Task objective » In the records below, find the line that contains "Write a component" and the line that contains "const pointRadii = [8.3, 6.5, 6.5, 7];". Set down exactly those lines and every line between them, and nothing more.

Supplied data »
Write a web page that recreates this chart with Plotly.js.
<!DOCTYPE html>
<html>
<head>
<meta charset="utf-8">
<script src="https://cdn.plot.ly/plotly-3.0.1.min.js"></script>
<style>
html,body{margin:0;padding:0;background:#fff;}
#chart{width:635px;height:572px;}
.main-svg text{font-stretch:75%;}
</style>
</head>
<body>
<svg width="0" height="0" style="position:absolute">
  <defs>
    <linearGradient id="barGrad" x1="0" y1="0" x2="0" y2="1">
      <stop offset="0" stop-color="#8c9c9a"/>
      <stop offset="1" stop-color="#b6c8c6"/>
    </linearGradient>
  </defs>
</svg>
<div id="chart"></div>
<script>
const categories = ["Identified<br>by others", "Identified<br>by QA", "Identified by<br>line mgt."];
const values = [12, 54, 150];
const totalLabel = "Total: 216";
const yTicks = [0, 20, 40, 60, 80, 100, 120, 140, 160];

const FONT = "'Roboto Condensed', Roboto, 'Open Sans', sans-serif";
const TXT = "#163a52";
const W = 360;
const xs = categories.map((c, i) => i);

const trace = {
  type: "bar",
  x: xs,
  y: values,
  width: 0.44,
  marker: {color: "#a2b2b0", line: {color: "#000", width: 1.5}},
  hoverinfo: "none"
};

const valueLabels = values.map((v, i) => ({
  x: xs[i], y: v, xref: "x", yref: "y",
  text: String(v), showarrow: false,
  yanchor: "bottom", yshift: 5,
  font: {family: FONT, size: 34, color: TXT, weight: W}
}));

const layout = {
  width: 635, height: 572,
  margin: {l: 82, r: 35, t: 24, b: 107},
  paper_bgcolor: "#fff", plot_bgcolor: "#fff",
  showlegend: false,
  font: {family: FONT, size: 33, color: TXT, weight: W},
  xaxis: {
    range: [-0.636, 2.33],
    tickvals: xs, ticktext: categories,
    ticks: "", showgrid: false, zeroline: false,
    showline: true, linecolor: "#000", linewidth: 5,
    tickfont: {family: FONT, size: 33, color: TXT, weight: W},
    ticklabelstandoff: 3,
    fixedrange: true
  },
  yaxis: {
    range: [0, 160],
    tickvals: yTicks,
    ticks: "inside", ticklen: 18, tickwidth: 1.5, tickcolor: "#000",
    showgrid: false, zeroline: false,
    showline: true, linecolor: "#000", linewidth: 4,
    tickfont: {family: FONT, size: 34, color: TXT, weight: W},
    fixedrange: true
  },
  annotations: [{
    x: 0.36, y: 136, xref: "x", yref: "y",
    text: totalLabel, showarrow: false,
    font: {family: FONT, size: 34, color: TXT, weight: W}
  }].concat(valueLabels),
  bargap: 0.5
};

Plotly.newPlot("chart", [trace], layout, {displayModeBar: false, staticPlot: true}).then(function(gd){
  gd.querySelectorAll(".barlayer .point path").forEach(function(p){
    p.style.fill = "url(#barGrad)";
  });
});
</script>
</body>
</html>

---

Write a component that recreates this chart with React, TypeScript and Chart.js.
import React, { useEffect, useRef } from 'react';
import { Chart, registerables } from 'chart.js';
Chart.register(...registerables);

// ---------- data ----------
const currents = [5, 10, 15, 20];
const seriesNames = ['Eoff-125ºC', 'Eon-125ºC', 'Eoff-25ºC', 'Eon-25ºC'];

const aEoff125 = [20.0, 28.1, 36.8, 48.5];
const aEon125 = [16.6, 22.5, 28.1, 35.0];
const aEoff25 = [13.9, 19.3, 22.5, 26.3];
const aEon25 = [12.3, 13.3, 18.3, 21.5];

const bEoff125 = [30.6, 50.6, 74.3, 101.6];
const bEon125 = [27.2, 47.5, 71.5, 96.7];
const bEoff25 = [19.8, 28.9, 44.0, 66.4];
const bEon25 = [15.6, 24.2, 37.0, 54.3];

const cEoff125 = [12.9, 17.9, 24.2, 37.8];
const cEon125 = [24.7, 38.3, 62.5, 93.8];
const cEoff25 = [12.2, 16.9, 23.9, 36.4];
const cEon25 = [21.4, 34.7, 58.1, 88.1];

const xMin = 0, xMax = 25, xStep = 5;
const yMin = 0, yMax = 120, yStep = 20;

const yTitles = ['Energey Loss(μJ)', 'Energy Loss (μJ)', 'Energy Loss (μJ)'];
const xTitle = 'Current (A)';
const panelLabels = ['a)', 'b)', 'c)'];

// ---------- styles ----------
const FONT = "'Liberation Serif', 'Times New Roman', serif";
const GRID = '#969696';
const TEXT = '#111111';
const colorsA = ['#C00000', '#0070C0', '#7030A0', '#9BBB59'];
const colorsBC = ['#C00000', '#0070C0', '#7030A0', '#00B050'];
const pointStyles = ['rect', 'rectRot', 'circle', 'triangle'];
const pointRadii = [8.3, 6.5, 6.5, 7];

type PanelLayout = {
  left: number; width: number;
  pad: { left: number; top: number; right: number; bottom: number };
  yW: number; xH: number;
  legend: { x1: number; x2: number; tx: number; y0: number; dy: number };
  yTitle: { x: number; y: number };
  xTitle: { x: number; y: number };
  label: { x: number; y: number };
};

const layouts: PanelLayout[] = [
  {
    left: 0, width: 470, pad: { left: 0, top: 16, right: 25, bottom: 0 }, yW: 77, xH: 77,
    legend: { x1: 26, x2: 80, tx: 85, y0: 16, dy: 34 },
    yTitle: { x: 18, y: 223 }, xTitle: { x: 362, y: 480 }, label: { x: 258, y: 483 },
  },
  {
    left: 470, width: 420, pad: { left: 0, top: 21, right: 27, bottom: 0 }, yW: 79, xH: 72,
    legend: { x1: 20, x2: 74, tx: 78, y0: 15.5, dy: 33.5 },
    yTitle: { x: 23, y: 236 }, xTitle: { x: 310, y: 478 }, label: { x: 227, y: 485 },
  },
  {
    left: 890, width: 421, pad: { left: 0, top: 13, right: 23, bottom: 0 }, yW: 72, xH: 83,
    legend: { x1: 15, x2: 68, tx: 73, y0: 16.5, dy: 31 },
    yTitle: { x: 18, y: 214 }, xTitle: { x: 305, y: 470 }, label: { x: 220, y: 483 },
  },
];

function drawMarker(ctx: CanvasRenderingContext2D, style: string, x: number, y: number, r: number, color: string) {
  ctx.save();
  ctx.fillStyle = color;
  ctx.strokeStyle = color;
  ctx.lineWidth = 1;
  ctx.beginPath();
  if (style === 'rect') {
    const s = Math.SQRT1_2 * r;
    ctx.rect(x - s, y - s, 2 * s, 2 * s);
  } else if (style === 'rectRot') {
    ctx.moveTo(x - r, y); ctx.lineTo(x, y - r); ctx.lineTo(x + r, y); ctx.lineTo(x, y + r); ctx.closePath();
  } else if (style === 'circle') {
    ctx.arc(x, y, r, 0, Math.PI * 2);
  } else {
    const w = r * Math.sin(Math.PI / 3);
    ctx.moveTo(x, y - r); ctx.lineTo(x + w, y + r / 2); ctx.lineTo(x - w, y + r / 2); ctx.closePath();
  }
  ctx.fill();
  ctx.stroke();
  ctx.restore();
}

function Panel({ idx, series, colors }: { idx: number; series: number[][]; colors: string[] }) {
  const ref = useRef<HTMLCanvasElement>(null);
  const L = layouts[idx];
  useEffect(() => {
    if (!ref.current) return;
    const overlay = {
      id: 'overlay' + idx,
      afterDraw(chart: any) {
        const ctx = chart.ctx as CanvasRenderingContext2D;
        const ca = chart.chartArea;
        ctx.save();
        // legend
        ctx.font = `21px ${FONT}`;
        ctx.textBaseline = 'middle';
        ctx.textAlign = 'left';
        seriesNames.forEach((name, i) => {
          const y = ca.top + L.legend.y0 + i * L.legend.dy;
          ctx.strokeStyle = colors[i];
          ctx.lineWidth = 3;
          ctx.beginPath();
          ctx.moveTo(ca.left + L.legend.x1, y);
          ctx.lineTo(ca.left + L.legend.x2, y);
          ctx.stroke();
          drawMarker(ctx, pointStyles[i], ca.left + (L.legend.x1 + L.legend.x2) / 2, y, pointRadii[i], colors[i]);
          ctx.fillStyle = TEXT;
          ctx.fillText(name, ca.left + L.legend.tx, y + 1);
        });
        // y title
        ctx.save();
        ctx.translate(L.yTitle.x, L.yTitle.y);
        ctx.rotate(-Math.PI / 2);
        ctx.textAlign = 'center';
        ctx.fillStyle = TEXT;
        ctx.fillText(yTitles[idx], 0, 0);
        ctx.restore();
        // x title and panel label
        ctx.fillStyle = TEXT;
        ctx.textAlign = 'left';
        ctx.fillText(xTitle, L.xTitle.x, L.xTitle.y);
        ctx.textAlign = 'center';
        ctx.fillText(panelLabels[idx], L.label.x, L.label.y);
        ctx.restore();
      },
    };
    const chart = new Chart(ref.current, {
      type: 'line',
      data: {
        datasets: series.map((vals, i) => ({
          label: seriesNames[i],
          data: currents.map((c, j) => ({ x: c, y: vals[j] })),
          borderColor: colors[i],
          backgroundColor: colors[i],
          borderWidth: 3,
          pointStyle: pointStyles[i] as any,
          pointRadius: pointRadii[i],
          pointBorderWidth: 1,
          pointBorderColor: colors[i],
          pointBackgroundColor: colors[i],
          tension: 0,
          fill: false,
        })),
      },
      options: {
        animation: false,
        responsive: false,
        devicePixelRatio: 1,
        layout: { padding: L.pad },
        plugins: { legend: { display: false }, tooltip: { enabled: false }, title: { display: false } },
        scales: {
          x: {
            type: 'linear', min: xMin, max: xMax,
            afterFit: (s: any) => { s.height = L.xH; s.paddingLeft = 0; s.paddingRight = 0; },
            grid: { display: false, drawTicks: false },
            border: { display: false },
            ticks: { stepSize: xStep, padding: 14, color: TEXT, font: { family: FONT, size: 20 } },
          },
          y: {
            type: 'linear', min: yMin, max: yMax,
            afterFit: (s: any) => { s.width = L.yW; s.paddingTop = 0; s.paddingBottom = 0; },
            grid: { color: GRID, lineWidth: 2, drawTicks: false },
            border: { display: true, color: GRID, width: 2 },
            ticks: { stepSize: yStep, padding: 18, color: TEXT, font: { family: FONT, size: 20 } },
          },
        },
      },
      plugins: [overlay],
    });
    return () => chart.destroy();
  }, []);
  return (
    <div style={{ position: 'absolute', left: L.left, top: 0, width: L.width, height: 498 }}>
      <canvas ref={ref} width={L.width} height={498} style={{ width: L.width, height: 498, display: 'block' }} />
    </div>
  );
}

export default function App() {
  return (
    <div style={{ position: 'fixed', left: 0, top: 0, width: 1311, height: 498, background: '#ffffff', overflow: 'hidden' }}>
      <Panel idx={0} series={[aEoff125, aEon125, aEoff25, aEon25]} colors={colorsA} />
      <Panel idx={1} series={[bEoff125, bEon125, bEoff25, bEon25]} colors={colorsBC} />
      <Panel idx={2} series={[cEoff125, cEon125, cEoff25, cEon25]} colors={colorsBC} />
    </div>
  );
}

Full answer »
Write a component that recreates this chart with React, TypeScript and Chart.js.
import React, { useEffect, useRef } from 'react';
import { Chart, registerables } from 'chart.js';
Chart.register(...registerables);

// ---------- data ----------
const currents = [5, 10, 15, 20];
const seriesNames = ['Eoff-125ºC', 'Eon-125ºC', 'Eoff-25ºC', 'Eon-25ºC'];

const aEoff125 = [20.0, 28.1, 36.8, 48.5];
const aEon125 = [16.6, 22.5, 28.1, 35.0];
const aEoff25 = [13.9, 19.3, 22.5, 26.3];
const aEon25 = [12.3, 13.3, 18.3, 21.5];

const bEoff125 = [30.6, 50.6, 74.3, 101.6];
const bEon125 = [27.2, 47.5, 71.5, 96.7];
const bEoff25 = [19.8, 28.9, 44.0, 66.4];
const bEon25 = [15.6, 24.2, 37.0, 54.3];

const cEoff125 = [12.9, 17.9, 24.2, 37.8];
const cEon125 = [24.7, 38.3, 62.5, 93.8];
const cEoff25 = [12.2, 16.9, 23.9, 36.4];
const cEon25 = [21.4, 34.7, 58.1, 88.1];

const xMin = 0, xMax = 25, xStep = 5;
const yMin = 0, yMax = 120, yStep = 20;

const yTitles = ['Energey Loss(μJ)', 'Energy Loss (μJ)', 'Energy Loss (μJ)'];
const xTitle = 'Current (A)';
const panelLabels = ['a)', 'b)', 'c)'];

// ---------- styles ----------
const FONT = "'Liberation Serif', 'Times New Roman', serif";
const GRID = '#969696';
const TEXT = '#111111';
const colorsA = ['#C00000', '#0070C0', '#7030A0', '#9BBB59'];
const colorsBC = ['#C00000', '#0070C0', '#7030A0', '#00B050'];
const pointStyles = ['rect', 'rectRot', 'circle', 'triangle'];
const pointRadii = [8.3, 6.5, 6.5, 7];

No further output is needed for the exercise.